Ashenden also told advisers not to encourage clients to withdraw excessive amounts of money from their super if they are likely to be impacted by the new scheme, highlighting they might not be eligible to recontribute that amount of money afterwards.

With the release earlier this year of ASIC’s report into superannuation funds’ claims handling processes around death benefit payments, many advisers have been focusing on the death benefit nominations their clients have in place and their effectiveness.

“With the range of death benefit nominations available, it is important for advisers to understand the benefits and limitations of each option, so they can help guide their clients in making appropriate choices as part of their estate plans,” Ashenden said.

“Care should also be taken with binding reversionary pension nominations and the interplay with the proposed Division 296 tax as it could result in a higher tax liability under the proposed rules for the surviving spouse,” Ashenden added.

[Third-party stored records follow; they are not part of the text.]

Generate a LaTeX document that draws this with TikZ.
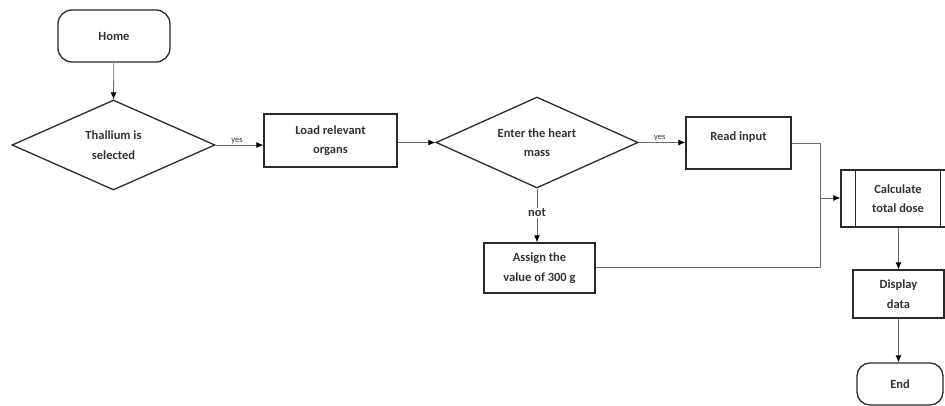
\documentclass[tikz,border=0pt]{standalone}
\usepackage{fontspec}
\setmainfont{Carlito}
\usetikzlibrary{shapes.geometric,arrows.meta,calc}
\definecolor{bordc}{HTML}{2A2A2A}
\definecolor{linec}{HTML}{6E6E6E}
\definecolor{txtc}{HTML}{333333}
\begin{document}
\begin{tikzpicture}[x=1pt,y=-1pt,
  every node/.style={font=\fontsize{12.5}{19.5}\selectfont\bfseries, text=txtc, align=center},
  boxst/.style={draw=bordc, line width=1.3pt, rectangle, inner sep=0pt},
  termst/.style={draw=bordc, line width=1.3pt, rectangle, rounded corners=14pt, inner sep=0pt},
  decst/.style={draw=bordc, line width=1.3pt, diamond, aspect=2.25, inner sep=0pt},
  conn/.style={draw=linec, line width=0.8pt},
  arr/.style={conn, -{Latex[length=7pt,width=6pt,color=black]}},
  smalllab/.style={font=\fontsize{8.5}{9}\selectfont, text=txtc, inner sep=1pt}
]
\useasboundingbox (0,0) rectangle (945,406);
\clip (0,0) rectangle (945,406);

\node[termst, minimum width=112pt, minimum height=52pt] (home) at (114,36) {Home};
\node[decst, minimum width=203pt, minimum height=90pt] (thal) at (113.5,145) {Thallium is\\selected};
\node[boxst, minimum width=133pt, minimum height=53pt] (load) at (330.5,140.5) {Load relevant\\organs};
\node[decst, minimum width=202pt, minimum height=91pt] (enter) at (537,142.5) {Enter the heart\\mass};
\node[boxst, minimum width=105pt, minimum height=52pt, text depth=13pt] (read) at (738.5,143) {Read input};
\node[boxst, minimum width=111pt, minimum height=50pt] (assign) at (539.5,268) {Assign the\\value of 300 g};
\node[boxst, minimum width=114pt, minimum height=57pt] (calc) at (898,198.5) {Calculate\\total dose};
\draw[bordc, line width=1.3pt] ($(calc.north west)+(15,0)$) -- ($(calc.south west)+(15,0)$);
\draw[bordc, line width=1.3pt] ($(calc.north east)+(-15,0)$) -- ($(calc.south east)+(-15,0)$);
\node[boxst, minimum width=91pt, minimum height=48pt] (disp) at (898.5,294) {Display\\data};
\node[termst, minimum width=86pt, minimum height=42pt, rounded corners=13pt] (end) at (900,384) {End};

\coordinate (j1) at (820,143);
\coordinate (j2) at (820,198);
\coordinate (j3) at (820,267);

\draw[arr] (home) -- (thal.north);
\draw[arr] (thal.east) -- (load.west |- thal.east) node[smalllab, pos=0.45, anchor=south] (yes1) {yes};
\draw[arr] (load.east |- enter.west) -- (enter.west);
\draw[arr] (enter.east) -- (read.west |- enter.east) node[smalllab, pos=0.45, anchor=south] (yes2) {yes};
\draw[arr] (enter.south) -- (enter.south |- assign.north) node[pos=0.45, fill=white, inner sep=1pt, font=\fontsize{12.5}{14}\selectfont\bfseries] (notlab) {not};
\draw[conn] (read.east) -- (j1) -- (j3) -- (assign.east |- j3);
\draw[arr] (j2) -- (calc.west |- j2);
\draw[arr] (calc.south -| disp.north) -- (disp.north);
\draw[arr] (disp.south) -- (disp.south |- end.north);
\end{tikzpicture}
\end{document}
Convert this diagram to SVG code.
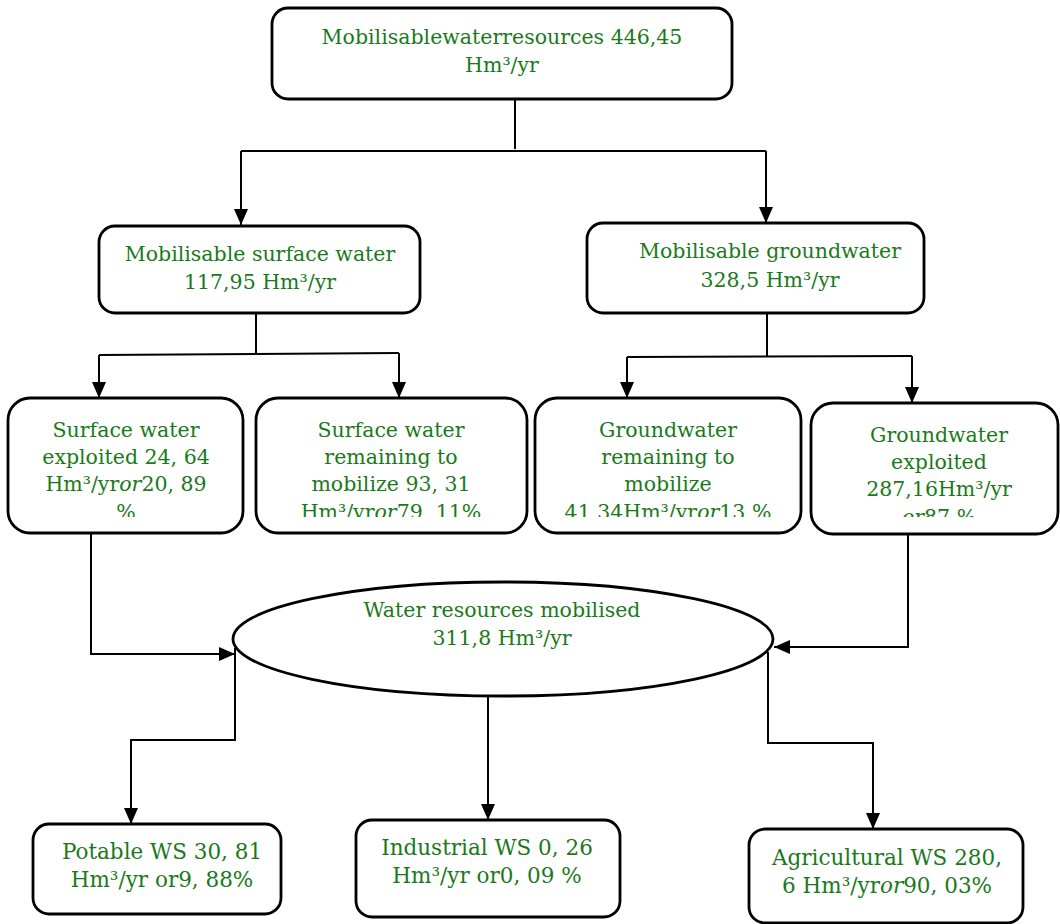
<svg xmlns="http://www.w3.org/2000/svg" width="1060" height="924" viewBox="0 0 1060 924">
<style>
.box{fill:#fff;stroke:#000;stroke-width:2.8}
.t{font-family:"DejaVu Serif","Liberation Serif",serif;font-size:20.5px;fill:#1a7a1a;text-anchor:middle}
.b{font-size:21.5px}
.i{font-style:italic}
.c{fill:none;stroke:#000;stroke-width:2}
</style>
<defs>
<marker id="ah" markerUnits="userSpaceOnUse" markerWidth="16" markerHeight="16" viewBox="0 0 16 16" refX="16" refY="8" orient="auto">
<path d="M0,1 L16,8 L0,15 Z" fill="#000"/>
</marker>
<clipPath id="clip3"><rect x="0" y="380" width="1060" height="137"/></clipPath>
</defs>
<rect width="1060" height="924" fill="#fff"/>
<g id="connectors">
<path class="c" d="M515,99 V149"/>
<path class="c" d="M241,151 H766"/>
<path class="c" d="M241,151 V225" marker-end="url(#ah)"/>
<path class="c" d="M766,151 V223" marker-end="url(#ah)"/>
<path class="c" d="M256,313 V354"/>
<path class="c" d="M99,355 L399,353"/>
<path class="c" d="M99,355 V398" marker-end="url(#ah)"/>
<path class="c" d="M399,353 V398" marker-end="url(#ah)"/>
<path class="c" d="M767,313 V356"/>
<path class="c" d="M627,357 L912,356"/>
<path class="c" d="M627,357 V398" marker-end="url(#ah)"/>
<path class="c" d="M912,356 V403" marker-end="url(#ah)"/>
<path class="c" d="M91,533 V654 H235" marker-end="url(#ah)"/>
<path class="c" d="M908,534 V647 H774" marker-end="url(#ah)"/>
<path class="c" d="M235,648 V740 H131 V824" marker-end="url(#ah)"/>
<path class="c" d="M488,695 V820" marker-end="url(#ah)"/>
<path class="c" d="M768,652 V743 H873 V829" marker-end="url(#ah)"/>
</g>
<g id="n-top">
<rect class="box" x="272" y="8" width="460" height="91" rx="16"/>
<text class="t" x="502" y="44">Mobilisablewaterresources 446,45</text>
<text class="t" x="502" y="72">Hm³/yr</text>
</g>
<g id="n-surface">
<rect class="box" x="99" y="226" width="321" height="87" rx="16"/>
<text class="t" x="260" y="261">Mobilisable surface water</text>
<text class="t" x="260" y="289">117,95 Hm³/yr</text>
</g>
<g id="n-ground">
<rect class="box" x="587" y="223" width="337" height="90" rx="16"/>
<text class="t" x="770" y="258">Mobilisable groundwater</text>
<text class="t" x="770" y="287">328,5 Hm³/yr</text>
</g>
<g id="n-sw-exploited">
<rect class="box" x="8" y="398" width="235" height="135" rx="22"/>
<g clip-path="url(#clip3)">
<text class="t" x="126" y="437">Surface water</text>
<text class="t" x="126" y="464">exploited 24, 64</text>
<text class="t" x="126" y="491">Hm³/yr<tspan class="i">or</tspan>20, 89</text>
<text class="t" x="126" y="519">%</text>
</g>
</g>
<g id="n-sw-remaining">
<rect class="box" x="256" y="398" width="271" height="135" rx="22"/>
<g clip-path="url(#clip3)">
<text class="t" x="391" y="437">Surface water</text>
<text class="t" x="391" y="464">remaining to</text>
<text class="t" x="391" y="491">mobilize 93, 31</text>
<text class="t" x="391" y="519">Hm³/yr<tspan class="i">or</tspan>79, 11%</text>
</g>
</g>
<g id="n-gw-remaining">
<rect class="box" x="535" y="398" width="266" height="135" rx="22"/>
<g clip-path="url(#clip3)">
<text class="t" x="668" y="437">Groundwater</text>
<text class="t" x="668" y="464">remaining to</text>
<text class="t" x="668" y="491">mobilize</text>
<text class="t" x="668" y="519">41,34Hm³/yr<tspan class="i">or</tspan>13 %</text>
</g>
</g>
<g id="n-gw-exploited">
<rect class="box" x="811" y="403" width="247" height="131" rx="22"/>
<g clip-path="url(#clip3)">
<text class="t" x="939" y="442">Groundwater</text>
<text class="t" x="939" y="469">exploited</text>
<text class="t" x="939" y="496">287,16Hm³/yr</text>
<text class="t" x="939" y="524"><tspan class="i">or</tspan>87 %</text>
</g>
</g>
<g id="n-mobilised">
<ellipse class="box" cx="503" cy="639" rx="270" ry="57"/>
<text class="t" x="502" y="617">Water resources mobilised</text>
<text class="t" x="502" y="645">311,8 Hm³/yr</text>
</g>
<g id="n-potable">
<rect class="box" x="33" y="824" width="248" height="90" rx="16"/>
<text class="t b" x="162" y="859">Potable WS 30, 81</text>
<text class="t b" x="162" y="887">Hm³/yr or9, 88%</text>
</g>
<g id="n-industrial">
<rect class="box" x="356" y="820" width="264" height="97" rx="16"/>
<text class="t b" x="487" y="855">Industrial WS 0, 26</text>
<text class="t b" x="487" y="883">Hm³/yr or0, 09 %</text>
</g>
<g id="n-agricultural">
<rect class="box" x="749" y="829" width="274" height="94" rx="16"/>
<text class="t b" x="887" y="865">Agricultural WS 280,</text>
<text class="t b" x="887" y="893">6 Hm³/yr<tspan class="i">or</tspan>90, 03%</text>
</g>
</svg>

Also high on conversations with clients was the delay to the aged care reforms until 1 November 2025. Like Division 296, the changes were originally slated for 1 July of this year, before being pushed to the November date.

The delay provides an opportunity for aged care providers and impacted individuals to better prepare for the changes, understand the new rules and regulations, and ensure a smoother transition, according to BT.

“Means testing arrangements will change for new participants and likely increase the costs they pay towards any in-home or residential aged care,” Ashenden said.

He added: “The rebalancing of the means test will make the asset test harsher and the income test slightly more favourable. Based on scenarios from adviser queries, the changes will result in higher total fees paid by a majority of new participants.”